Grounded outlets, now available in the living room!
With the trim painted, the old brown outlets stood out. They were also two prong un-grounded outlets with old cloth wiring into the wall. Like a lot of other wiring in the house, the wiring from the panel box was updated but the branch circuits were mostly left in place.
I was surprised to find that the cloth-covered wiring did have a ground wire in it. Those are the black cables in the picture, and the ground wire is tied to the junction box. That box was probably grounded in the same way when it was originally wired. Unfortunately, the “updated” wiring from the panel box didn’t do that. They just left the ground wire loose.

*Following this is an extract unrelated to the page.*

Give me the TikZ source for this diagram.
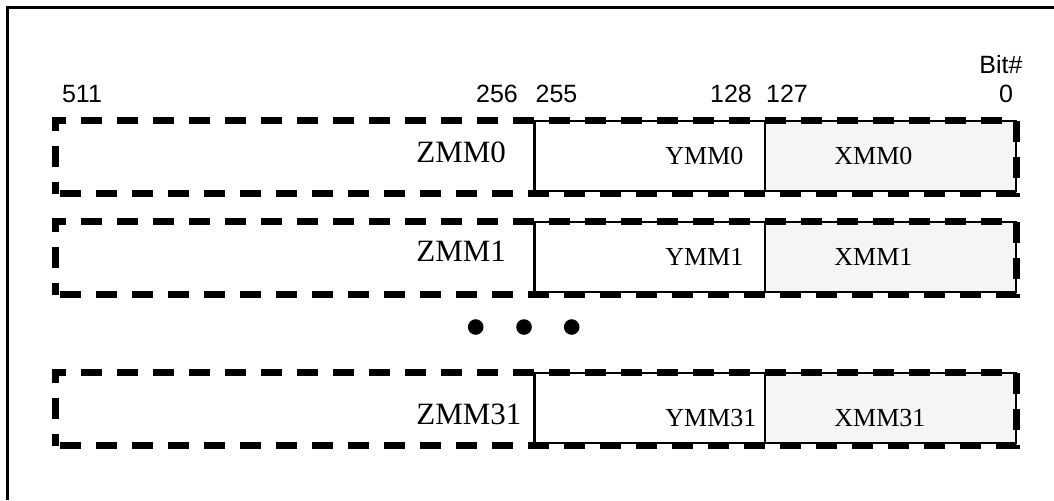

That’s now been updated, so we have our first new circuits! Right in the reading corner of the living room too, so it’ll make a nice place to plug in the electric blanket next time it gets down to zero degrees.
Let’s hope that’s not for a while – we just opened up a new hole in the kitchen wall to check on a beam…
An update from on top of the house.
First, an image of the yankee gutter, the internal gutter system that involves cutting in to the rafters to make an indentation for the water. It’s an interesting idea, but if there are any leaks at all you don’t get leaky gutters – you get a leaky roof.
Once the old metal was taken off, all the rafter tails under the yankee gutter had to be sistered with new wood.
Except for that, the boards were in good shape. From inside the attic, with no sheeting on yet:
From across the street. They had to cut up the rolls of sheet metal to get it off the roof and into the dumpster.
Always new clues. What we think we know about the house constantly changes, and this back wall of the house may show a few layers:
First, it took us a while to notice the obvious clue: there used to be a window there. This is the back wall of the cobblestone house, in what is currently the stairway to the basement. The stairs go outside the house and in through a doorway in the basement wall. You can see the view out through that door in http://captainthroop.org/week-1-leak-1/.
The vertical structure with the light on it is just wood. What we didn’t notice right away was the horizontal structure near it. That’s stone. The same stone that’s under all our other windows. At some point, there must have been a window there, which was covered over with more stone somewhere along the way.
What struck me the other day as I looked out the kitchen window was the stairway above a neighbor’s garage shown here:
The slope of the stairs up to the second floor… I’d seen that slope before on the same back wall:
If that image is oriented correctly on this post, you’ll see a tip of a yellow broom handle in the bottom left corner. From the top left there is a hint of a sloping line down and to the right. In the first picture with the window sill, you’ll see it continues down to what is essentially a continuation of the foundation wall out away from the house.
That could easily have been a stairway up. But where to?
Up to the little dead end hallway upstairs maybe? The indoor image is down the upstairs hall that goes along the back wall of the cobblestone part of the house, which is up the steps to the left. The window is directly above our current basement door, so could have easily been a door in to the second floor. But how was it laid out from there?
There was an empty spot in our entry way. The house had, through many owners, always had a few key items from Capt. Throop. Unfortunately, they did not survive the previous owner, and we ended up with a house with holes. Literal holes – empty spaces, like the missing wall paper in the entry way:
There are other holes too. An empty hook for a portrait above the fireplace, a missing sculpture of the captain’s dog, and a desk that’s gone.
However, there is good news on one item: the mirror has returned!
We found out neighbors had purchased it to keep the history in Pultneyville, and we’re happy they felt comfortable entrusting us to put things back as they should be.
And now they are – in the entry way, at least.
Enough of the sunrise and muffins. Up to the attic!
There were water stains in two of the upstairs rooms when we first saw the house, but they got a lot worse after a heavy rain. My guess is that the cobblestone part of the house has a hundred-year metal roof on it, but that it’s 150 years old. It’s been covered in a rubberized coating, but that’s leaking too.
I have buckets and plastic catching the snow melt for now – a new roof is ordered but we’re still waiting for the materials to arrive. Not much call for roofing in the winter, so it appears to be slow in shipping.
You may notice the new wood in that photo. That’s because that was the worst of the rot, and we had to have it replaced. We contracted with Randy Cornelius for the repairs, and in these pictures you can see the temporary brace that was needed and some of the rotten wood that was pulled out of the corner.
Fortunately, it was just the one corner, and the rest of the structure appears dry and solid:
The one other thing that’s interesting in the picture with the rotted wood on the floor – on the rock wall by the brace there is a trace of an old slope. It’s hard to tell, but that looks to me like an old roof line. It also happens to line up with the top of the beam in the last picture, which would explain its placement. It’s certainly possible the roof was raised from its original placement. But it must have been done before that Wayne County History of 1877. Somewhere between having it built in 1832 and the drawing from 1877, Capt. Throop must have decided to update the look of the place.
Those hinges I ordered did the trick! The oven stays closed and heats up properly now. The proof is in the muffins.
It’s the smallest room in the house, but I imagine Capt. Throop used it for an office too. The room faces the front, and from my desk I can look down the road and catch the sunrise.